If you install this profile the device will instantly generate a key in the Secure Enclave and go out to the Smallstep server to request a valid certificate. The device will prove its genuinity with a signed certificate by Apple containing its serial number and other identifiers. The Smallstep server can validate the certificate and sign the CSR returning a valid device certificate which the device can then use to authenticate to web services or login to the WiFi.
Now that we have spend all this time and effort on configuring certificates, servers, services, and devices we can finally use our CA to its full potential. Setting up mTLS on Traefik to authenticate clients is pretty straight forward. We just need to import the root and intermediate certificates into the Traefik container and write the following to our file config provider (mine is set to config.yml):
tls:
options:
mtls:
clientAuth:
caFiles:
- "/certs/root.crt"
- "/certs/intermediate.crt"
clientAuthType: RequireAndVerifyClientCert
# ...Then we can reference these tls options on any router. Here’s an example with container labels.
labels:
# ...
- "traefik.http.routers.traefik-secure.tls.options=mtls@file"

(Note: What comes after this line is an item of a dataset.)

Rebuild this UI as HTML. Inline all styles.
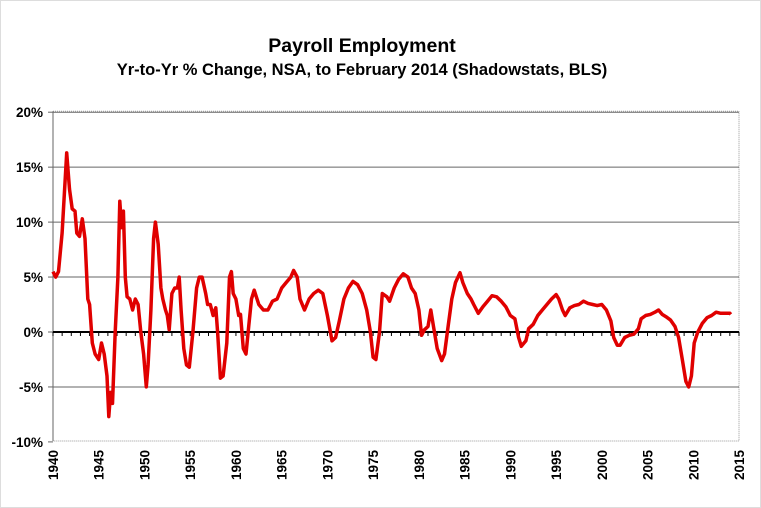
<!DOCTYPE html>
<html><head><meta charset="utf-8"><style>
body{margin:0;background:#fff}
svg{display:block;font-family:"Liberation Sans",Arial,sans-serif;font-weight:bold}
</style></head><body>
<svg id="s" width="761" height="508" viewBox="0 0 761 508">
<rect x="0.5" y="0.5" width="760" height="507" fill="#fff" stroke="#ddd"/>
<text x="362" y="52" font-size="19.5" text-anchor="middle">Payroll  Employment</text>
<text x="362" y="75" font-size="16.5" text-anchor="middle">Yr-to-Yr % Change, NSA, to February 2014 (Shadowstats, BLS)</text>
<g id="g"></g>
</svg>
<script>
var L=53,R=739,T=111.3,B=441;
function X(y){return L+(y-1940)*(R-L)/75}
function Y(v){return 332-v*(B-T)/30}
var g=document.getElementById('g'),h='';
h+='<rect x="'+L+'" y="'+T+'" width="'+(R-L)+'" height="'+(B-T)+'" fill="none" stroke="#999" stroke-dasharray="1,1"/>';
[20,15,10,5,-5].forEach(function(v){h+='<line x1="'+L+'" x2="'+R+'" y1="'+Y(v)+'" y2="'+Y(v)+'" stroke="#666" stroke-width="1"/>';});
h+='<line x1="'+L+'" x2="'+L+'" y1="'+T+'" y2="'+B+'" stroke="#666"/>';
[20,15,10,5,0,-5,-10].forEach(function(v){h+='<text x="43" y="'+(Y(v)+5)+'" font-size="13.5" text-anchor="end">'+v+'%</text>';h+='<line x1="48" x2="'+L+'" y1="'+Y(v)+'" y2="'+Y(v)+'" stroke="#666"/>';});
for(var y=1940;y<=2015;y++){h+='<line x1="'+X(y)+'" x2="'+X(y)+'" y1="332" y2="336" stroke="#000"/>';}
h+='<line x1="'+L+'" x2="'+R+'" y1="332" y2="332" stroke="#000" stroke-width="2"/>';
for(var y=1940;y<=2015;y+=5){var x=X(y)+5;h+='<text transform="translate('+x+',450) rotate(-90)" font-size="13.5" text-anchor="end">'+y+'</text>';}
var d=[1940,5.5,1940.3,5,1940.6,5.5,1941,9,1941.5,16.3,1941.8,13,1942.1,11.2,1942.4,11,1942.6,9,1942.9,8.7,1943.2,10.3,1943.5,8.5,1943.8,3,1944,2.5,1944.3,-1,1944.6,-2,1945,-2.5,1945.3,-1,1945.6,-2,1945.9,-4,1946.1,-7.7,1946.3,-5.5,1946.5,-6.5,1946.8,0,1947.1,5,1947.3,11.9,1947.5,9.5,1947.7,11,1947.9,5,1948.1,3.2,1948.4,3,1948.7,2,1949,3,1949.3,2.5,1949.6,0,1949.9,-2,1950.2,-5,1950.4,-3,1950.7,2,1951,8.5,1951.2,10,1951.5,8,1951.8,4,1952,3,1952.3,2,1952.5,1.5,1952.7,0.2,1953,3.5,1953.3,4,1953.6,4,1953.8,5,1954,2,1954.3,-1.5,1954.6,-3,1954.9,-3.2,1955.3,0,1955.7,4,1956,5,1956.3,5,1956.7,3.5,1956.9,2.5,1957.2,2.5,1957.5,1.5,1957.8,2.2,1958,0,1958.3,-4.2,1958.6,-4,1959,-1,1959.3,5,1959.5,5.5,1959.7,3.5,1960,3,1960.3,1.5,1960.5,1.6,1960.8,-1.5,1961.1,-2,1961.4,0.5,1961.7,3,1962,3.8,1962.5,2.5,1963,2,1963.5,2,1964,2.8,1964.5,3,1965,4,1965.5,4.5,1966,5,1966.3,5.6,1966.7,5,1967,3,1967.5,2,1968,3,1968.5,3.5,1969,3.8,1969.5,3.5,1970,1.5,1970.5,-0.8,1970.9,-0.5,1971.3,1,1971.8,3,1972.3,4,1972.8,4.6,1973.3,4.3,1973.8,3.5,1974.3,2,1974.7,0,1975,-2.3,1975.3,-2.5,1975.7,0,1976,3.5,1976.5,3.2,1976.8,2.8,1977.3,4,1977.8,4.8,1978.3,5.3,1978.8,5,1979.2,4,1979.6,3.5,1980,2,1980.3,-0.3,1980.6,0.2,1981,0.5,1981.3,2,1981.6,0.5,1982,-1.5,1982.5,-2.6,1982.8,-2,1983.2,0.5,1983.6,3,1984,4.5,1984.5,5.4,1984.8,4.5,1985.3,3.5,1985.7,3,1986,2.5,1986.5,1.7,1987,2.3,1987.5,2.8,1988,3.3,1988.5,3.2,1989,2.8,1989.5,2.3,1990,1.5,1990.5,1.2,1990.9,-0.5,1991.2,-1.3,1991.7,-0.8,1992,0.3,1992.5,0.7,1993,1.5,1993.5,2,1994,2.5,1994.5,3,1995,3.4,1995.3,3,1995.7,2,1996,1.5,1996.5,2.2,1997,2.4,1997.5,2.5,1998,2.8,1998.5,2.6,1999,2.5,1999.5,2.4,2000,2.5,2000.5,2,2001,1,2001.3,-0.5,2001.7,-1.2,2002,-1.2,2002.5,-0.5,2003,-0.3,2003.5,-0.2,2004,0.3,2004.3,1.2,2004.8,1.5,2005.3,1.6,2005.8,1.8,2006.2,2,2006.6,1.6,2007,1.4,2007.5,1.1,2008,0.5,2008.4,-0.5,2008.8,-2.5,2009.2,-4.5,2009.5,-5,2009.8,-4,2010.1,-1,2010.5,0,2011,0.8,2011.5,1.3,2012,1.5,2012.5,1.8,2013,1.7,2013.5,1.7,2014,1.7,2014.1,1.6];
var p=[];for(var i=0;i<d.length;i+=2)p.push(X(d[i]).toFixed(1)+','+Y(d[i+1]).toFixed(1));
h+='<polyline points="'+p.join(' ')+'" fill="none" stroke="#e00000" stroke-width="3.5" stroke-linejoin="round"/>';
g.innerHTML=h;
</script>
</body></html>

# ...And with this config Traefik will request a certificate from the client when accessing this service. Most browsers will automatically select the right certificate and just prompt you to click OK.
You might have wondered why we also need to include the intermediate certificate. Somehow Apple iOS/iPadOS devices cannot ‘connect the dots’ and fail to associate their device certificate with the root CA’s certificate. That’s why we need to include the intermediate as Traefik sends a list of valid certificates to the client from which it then has to select the right client cert from its certificate store which will fulfill the chain of trust for one of the certificates sent by Traefik.
And with that this pretty lengthy guide has come to an end.
You did it 🎉
Now you should have your own private certificate authority from which you can issue server and client certificates for better and easier authentication from clients to servers and vice versa.